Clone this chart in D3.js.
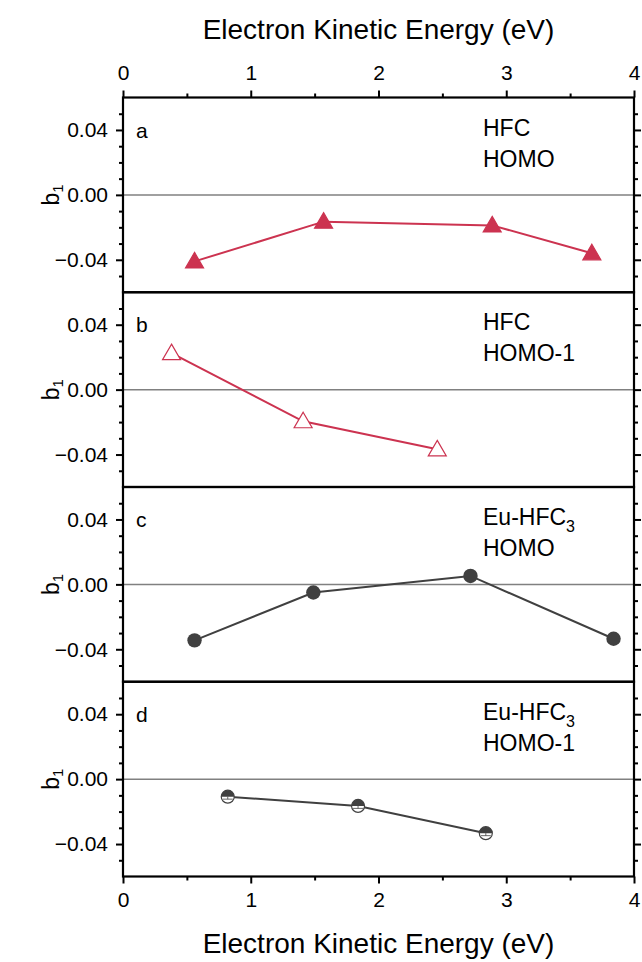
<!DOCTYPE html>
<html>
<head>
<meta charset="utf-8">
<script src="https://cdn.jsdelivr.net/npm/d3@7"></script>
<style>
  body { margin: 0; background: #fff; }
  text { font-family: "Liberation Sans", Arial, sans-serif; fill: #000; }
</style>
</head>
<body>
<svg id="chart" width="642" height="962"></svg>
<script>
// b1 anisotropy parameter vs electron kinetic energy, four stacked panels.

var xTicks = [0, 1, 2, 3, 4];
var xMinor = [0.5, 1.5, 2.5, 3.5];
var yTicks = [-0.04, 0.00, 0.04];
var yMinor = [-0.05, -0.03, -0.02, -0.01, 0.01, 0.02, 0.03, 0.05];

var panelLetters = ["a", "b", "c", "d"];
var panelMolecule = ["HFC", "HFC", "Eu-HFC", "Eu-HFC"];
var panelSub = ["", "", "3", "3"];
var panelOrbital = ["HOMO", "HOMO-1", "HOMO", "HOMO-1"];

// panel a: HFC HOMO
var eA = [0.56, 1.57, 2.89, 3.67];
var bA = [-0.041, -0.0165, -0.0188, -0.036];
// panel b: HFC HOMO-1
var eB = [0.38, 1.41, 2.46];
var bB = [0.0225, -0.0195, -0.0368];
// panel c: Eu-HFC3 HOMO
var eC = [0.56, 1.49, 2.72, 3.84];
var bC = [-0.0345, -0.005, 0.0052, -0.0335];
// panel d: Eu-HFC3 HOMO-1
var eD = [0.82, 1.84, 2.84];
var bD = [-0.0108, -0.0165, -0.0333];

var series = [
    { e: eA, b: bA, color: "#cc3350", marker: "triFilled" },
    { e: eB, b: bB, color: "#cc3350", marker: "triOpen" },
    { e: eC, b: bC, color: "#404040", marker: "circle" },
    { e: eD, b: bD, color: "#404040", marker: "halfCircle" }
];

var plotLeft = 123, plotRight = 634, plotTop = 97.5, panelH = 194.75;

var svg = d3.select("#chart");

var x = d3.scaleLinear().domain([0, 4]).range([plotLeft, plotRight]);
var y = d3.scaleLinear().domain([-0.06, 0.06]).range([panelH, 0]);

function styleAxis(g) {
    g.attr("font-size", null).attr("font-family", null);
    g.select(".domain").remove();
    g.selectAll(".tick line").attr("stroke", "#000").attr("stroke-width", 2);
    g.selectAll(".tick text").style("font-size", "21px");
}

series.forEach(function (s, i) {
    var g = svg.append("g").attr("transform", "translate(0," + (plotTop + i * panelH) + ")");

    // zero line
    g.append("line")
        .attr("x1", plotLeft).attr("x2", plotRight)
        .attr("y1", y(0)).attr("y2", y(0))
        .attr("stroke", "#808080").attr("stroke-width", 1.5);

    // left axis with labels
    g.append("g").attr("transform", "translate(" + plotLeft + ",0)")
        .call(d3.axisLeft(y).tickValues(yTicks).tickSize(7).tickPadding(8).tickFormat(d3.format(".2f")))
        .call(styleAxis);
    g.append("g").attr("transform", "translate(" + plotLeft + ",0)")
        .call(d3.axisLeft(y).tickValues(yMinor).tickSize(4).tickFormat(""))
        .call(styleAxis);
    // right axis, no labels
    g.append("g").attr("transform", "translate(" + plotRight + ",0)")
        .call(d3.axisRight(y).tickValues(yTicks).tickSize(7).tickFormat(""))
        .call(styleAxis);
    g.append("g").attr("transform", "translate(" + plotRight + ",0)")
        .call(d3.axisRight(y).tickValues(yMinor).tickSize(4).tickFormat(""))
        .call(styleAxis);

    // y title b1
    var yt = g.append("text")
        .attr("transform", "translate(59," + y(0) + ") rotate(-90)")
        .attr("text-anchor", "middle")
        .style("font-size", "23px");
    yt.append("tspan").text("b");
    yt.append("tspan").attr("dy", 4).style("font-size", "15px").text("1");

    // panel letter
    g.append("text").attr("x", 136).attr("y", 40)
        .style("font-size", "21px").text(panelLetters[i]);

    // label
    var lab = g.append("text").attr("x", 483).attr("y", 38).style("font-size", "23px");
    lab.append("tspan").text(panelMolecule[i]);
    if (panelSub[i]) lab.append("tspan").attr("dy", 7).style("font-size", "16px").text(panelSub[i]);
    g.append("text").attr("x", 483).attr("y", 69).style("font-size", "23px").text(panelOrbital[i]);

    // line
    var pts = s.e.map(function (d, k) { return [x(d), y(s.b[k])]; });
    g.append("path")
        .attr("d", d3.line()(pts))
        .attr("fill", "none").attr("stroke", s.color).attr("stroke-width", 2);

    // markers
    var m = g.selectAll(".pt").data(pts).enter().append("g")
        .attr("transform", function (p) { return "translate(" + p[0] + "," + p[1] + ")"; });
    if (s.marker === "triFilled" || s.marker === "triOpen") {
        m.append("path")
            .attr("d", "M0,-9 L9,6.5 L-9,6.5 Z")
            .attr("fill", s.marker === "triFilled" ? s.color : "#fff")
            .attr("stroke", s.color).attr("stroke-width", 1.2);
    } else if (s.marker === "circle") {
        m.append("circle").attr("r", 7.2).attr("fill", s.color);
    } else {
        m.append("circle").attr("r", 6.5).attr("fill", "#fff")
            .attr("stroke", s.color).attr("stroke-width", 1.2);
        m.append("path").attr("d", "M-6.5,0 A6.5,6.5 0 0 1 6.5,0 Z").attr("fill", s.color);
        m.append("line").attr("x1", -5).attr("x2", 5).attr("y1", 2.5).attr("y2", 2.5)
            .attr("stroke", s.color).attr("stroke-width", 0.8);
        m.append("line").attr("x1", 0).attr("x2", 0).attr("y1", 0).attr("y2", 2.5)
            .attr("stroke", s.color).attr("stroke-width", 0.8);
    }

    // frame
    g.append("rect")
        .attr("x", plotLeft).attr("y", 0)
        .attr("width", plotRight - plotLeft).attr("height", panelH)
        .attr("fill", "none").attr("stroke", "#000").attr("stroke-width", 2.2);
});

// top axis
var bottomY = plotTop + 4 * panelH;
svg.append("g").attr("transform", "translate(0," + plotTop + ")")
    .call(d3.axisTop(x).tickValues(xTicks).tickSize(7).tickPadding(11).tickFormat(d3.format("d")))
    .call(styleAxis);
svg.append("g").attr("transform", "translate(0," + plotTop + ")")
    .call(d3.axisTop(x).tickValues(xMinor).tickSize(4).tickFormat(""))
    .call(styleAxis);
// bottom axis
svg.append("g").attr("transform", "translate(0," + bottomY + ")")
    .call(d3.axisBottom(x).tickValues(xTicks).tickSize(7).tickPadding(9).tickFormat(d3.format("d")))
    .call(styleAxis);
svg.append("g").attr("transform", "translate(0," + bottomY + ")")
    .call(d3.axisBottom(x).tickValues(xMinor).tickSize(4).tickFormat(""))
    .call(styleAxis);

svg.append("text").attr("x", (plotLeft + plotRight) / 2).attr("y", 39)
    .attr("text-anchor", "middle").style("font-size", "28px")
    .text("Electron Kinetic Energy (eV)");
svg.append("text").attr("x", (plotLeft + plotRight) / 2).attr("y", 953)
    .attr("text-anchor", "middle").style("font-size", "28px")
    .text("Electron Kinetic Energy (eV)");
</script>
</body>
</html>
★ ★ ★ ★
_PROBLEM TO WORK ON_: Leave the images out, please, and restate each line word for word.

_REPLY TO THE EXERCISE_:
Clone this chart in D3.js.
<!DOCTYPE html>
<html>
<head>
<meta charset="utf-8">
<script src="https://cdn.jsdelivr.net/npm/d3@7"></script>
<style>
  body { margin: 0; background: #fff; }
  text { font-family: "Liberation Sans", Arial, sans-serif; fill: #000; }
</style>
</head>
<body>
<svg id="chart" width="642" height="962"></svg>
<script>
// b1 anisotropy parameter vs electron kinetic energy, four stacked panels.

var xTicks = [0, 1, 2, 3, 4];
var xMinor = [0.5, 1.5, 2.5, 3.5];
var yTicks = [-0.04, 0.00, 0.04];
var yMinor = [-0.05, -0.03, -0.02, -0.01, 0.01, 0.02, 0.03, 0.05];

var panelLetters = ["a", "b", "c", "d"];
var panelMolecule = ["HFC", "HFC", "Eu-HFC", "Eu-HFC"];
var panelSub = ["", "", "3", "3"];
var panelOrbital = ["HOMO", "HOMO-1", "HOMO", "HOMO-1"];

// panel a: HFC HOMO
var eA = [0.56, 1.57, 2.89, 3.67];
var bA = [-0.041, -0.0165, -0.0188, -0.036];
// panel b: HFC HOMO-1
var eB = [0.38, 1.41, 2.46];
var bB = [0.0225, -0.0195, -0.0368];
// panel c: Eu-HFC3 HOMO
var eC = [0.56, 1.49, 2.72, 3.84];
var bC = [-0.0345, -0.005, 0.0052, -0.0335];
// panel d: Eu-HFC3 HOMO-1
var eD = [0.82, 1.84, 2.84];
var bD = [-0.0108, -0.0165, -0.0333];

var series = [
    { e: eA, b: bA, color: "#cc3350", marker: "triFilled" },
    { e: eB, b: bB, color: "#cc3350", marker: "triOpen" },
    { e: eC, b: bC, color: "#404040", marker: "circle" },
    { e: eD, b: bD, color: "#404040", marker: "halfCircle" }
];

var plotLeft = 123, plotRight = 634, plotTop = 97.5, panelH = 194.75;

var svg = d3.select("#chart");

var x = d3.scaleLinear().domain([0, 4]).range([plotLeft, plotRight]);
var y = d3.scaleLinear().domain([-0.06, 0.06]).range([panelH, 0]);

function styleAxis(g) {
    g.attr("font-size", null).attr("font-family", null);
    g.select(".domain").remove();
    g.selectAll(".tick line").attr("stroke", "#000").attr("stroke-width", 2);
    g.selectAll(".tick text").style("font-size", "21px");
}

series.forEach(function (s, i) {
    var g = svg.append("g").attr("transform", "translate(0," + (plotTop + i * panelH) + ")");

    // zero line
    g.append("line")
        .attr("x1", plotLeft).attr("x2", plotRight)
        .attr("y1", y(0)).attr("y2", y(0))
        .attr("stroke", "#808080").attr("stroke-width", 1.5);

    // left axis with labels
    g.append("g").attr("transform", "translate(" + plotLeft + ",0)")
        .call(d3.axisLeft(y).tickValues(yTicks).tickSize(7).tickPadding(8).tickFormat(d3.format(".2f")))
        .call(styleAxis);
    g.append("g").attr("transform", "translate(" + plotLeft + ",0)")
        .call(d3.axisLeft(y).tickValues(yMinor).tickSize(4).tickFormat(""))
        .call(styleAxis);
    // right axis, no labels
    g.append("g").attr("transform", "translate(" + plotRight + ",0)")
        .call(d3.axisRight(y).tickValues(yTicks).tickSize(7).tickFormat(""))
        .call(styleAxis);
    g.append("g").attr("transform", "translate(" + plotRight + ",0)")
        .call(d3.axisRight(y).tickValues(yMinor).tickSize(4).tickFormat(""))
        .call(styleAxis);

    // y title b1
    var yt = g.append("text")
        .attr("transform", "translate(59," + y(0) + ") rotate(-90)")
        .attr("text-anchor", "middle")
        .style("font-size", "23px");
    yt.append("tspan").text("b");
    yt.append("tspan").attr("dy", 4).style("font-size", "15px").text("1");

    // panel letter
    g.append("text").attr("x", 136).attr("y", 40)
        .style("font-size", "21px").text(panelLetters[i]);

    // label
    var lab = g.append("text").attr("x", 483).attr("y", 38).style("font-size", "23px");
    lab.append("tspan").text(panelMolecule[i]);
    if (panelSub[i]) lab.append("tspan").attr("dy", 7).style("font-size", "16px").text(panelSub[i]);
    g.append("text").attr("x", 483).attr("y", 69).style("font-size", "23px").text(panelOrbital[i]);

    // line
    var pts = s.e.map(function (d, k) { return [x(d), y(s.b[k])]; });
    g.append("path")
        .attr("d", d3.line()(pts))
        .attr("fill", "none").attr("stroke", s.color).attr("stroke-width", 2);

    // markers
    var m = g.selectAll(".pt").data(pts).enter().append("g")
        .attr("transform", function (p) { return "translate(" + p[0] + "," + p[1] + ")"; });
    if (s.marker === "triFilled" || s.marker === "triOpen") {
        m.append("path")
            .attr("d", "M0,-9 L9,6.5 L-9,6.5 Z")
            .attr("fill", s.marker === "triFilled" ? s.color : "#fff")
            .attr("stroke", s.color).attr("stroke-width", 1.2);
    } else if (s.marker === "circle") {
        m.append("circle").attr("r", 7.2).attr("fill", s.color);
    } else {
        m.append("circle").attr("r", 6.5).attr("fill", "#fff")
            .attr("stroke", s.color).attr("stroke-width", 1.2);
        m.append("path").attr("d", "M-6.5,0 A6.5,6.5 0 0 1 6.5,0 Z").attr("fill", s.color);
        m.append("line").attr("x1", -5).attr("x2", 5).attr("y1", 2.5).attr("y2", 2.5)
            .attr("stroke", s.color).attr("stroke-width", 0.8);
        m.append("line").attr("x1", 0).attr("x2", 0).attr("y1", 0).attr("y2", 2.5)
            .attr("stroke", s.color).attr("stroke-width", 0.8);
    }

    // frame
    g.append("rect")
        .attr("x", plotLeft).attr("y", 0)
        .attr("width", plotRight - plotLeft).attr("height", panelH)
        .attr("fill", "none").attr("stroke", "#000").attr("stroke-width", 2.2);
});

// top axis
var bottomY = plotTop + 4 * panelH;
svg.append("g").attr("transform", "translate(0," + plotTop + ")")
    .call(d3.axisTop(x).tickValues(xTicks).tickSize(7).tickPadding(11).tickFormat(d3.format("d")))
    .call(styleAxis);
svg.append("g").attr("transform", "translate(0," + plotTop + ")")
    .call(d3.axisTop(x).tickValues(xMinor).tickSize(4).tickFormat(""))
    .call(styleAxis);
// bottom axis
svg.append("g").attr("transform", "translate(0," + bottomY + ")")
    .call(d3.axisBottom(x).tickValues(xTicks).tickSize(7).tickPadding(9).tickFormat(d3.format("d")))
    .call(styleAxis);
svg.append("g").attr("transform", "translate(0," + bottomY + ")")
    .call(d3.axisBottom(x).tickValues(xMinor).tickSize(4).tickFormat(""))
    .call(styleAxis);

svg.append("text").attr("x", (plotLeft + plotRight) / 2).attr("y", 39)
    .attr("text-anchor", "middle").style("font-size", "28px")
    .text("Electron Kinetic Energy (eV)");
svg.append("text").attr("x", (plotLeft + plotRight) / 2).attr("y", 953)
    .attr("text-anchor", "middle").style("font-size", "28px")
    .text("Electron Kinetic Energy (eV)");
</script>
</body>
</html>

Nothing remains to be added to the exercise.